Po sportach zimowych i wyjeździe przyszedł dzień turystyki niekonwencjonalnej czyli survivalu. W znacznie mniejszym składzie ruszyliśmy prześlicznie oblodzoną doliną naszej rzeki Bug. Gruba warstwa lodu miejscami niezwykle przejrzystego ukazywała nam zarośnięte trawą dno. Na krzewach mocno przymarznięte wisiały płaty lodu (pozostałość po wysokim poziomie wody) tworząc niezwykłe, kryształowe groty pomiędzy, którymi pokazały się już wiosenne bazie. Znalazłem i takie miejsce, gdzie tylko mi znanym sposobem znalazłem się w wodzie i w tym momencie w sposób spontaniczny, ale szybki i fachowy chłopcy udzieli mi asekuracji pomagając stanąć na nogi. Ogólnie wszyscy byliśmy zaskoczeni ich wprawnym zadziałaniem, za co udzieliłem chłopakom pochwały, a oni sami stwierdzili, że nabierają doświadczenia.

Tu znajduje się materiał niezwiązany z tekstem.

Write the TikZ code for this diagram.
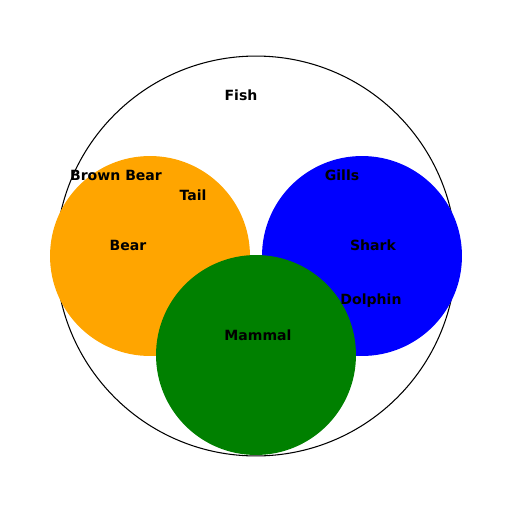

Rozległe zamarznięte i ośnieżone nadbużańskie tereny zachwycają, wielki dęby na swych pniach posiadają niby lodowe spódnice, w innych miejscach są to wielkie lodowe stoły. Można pod nimi swobodnie się schować, a nawet zbudować swoiste iglo. Wszystko to mieni się w promieniach słońca. Czasami pomiędzy tym wszystkim przebiega bażant. W lesie wrąbujemy przerębel w lodzie opartym bezpośrednio na ziemi i rozpalamy ognisko. Przy nim kiełbaska pieczona, rozmowy, wesołe wspomnienia i bardzo szybko biegnący czas i pora powrotu do Wyszkowa.

W drodze powrotnej już w naszym mieście chwila podsumowania wypadu i ferii w cukierni przy ciastku i gorącym kakao. Chłopcy mają ciekawe pomysły, którymi dzielą się ze mną i snujemy dalsze plany wspólnych zajęć i wypraw.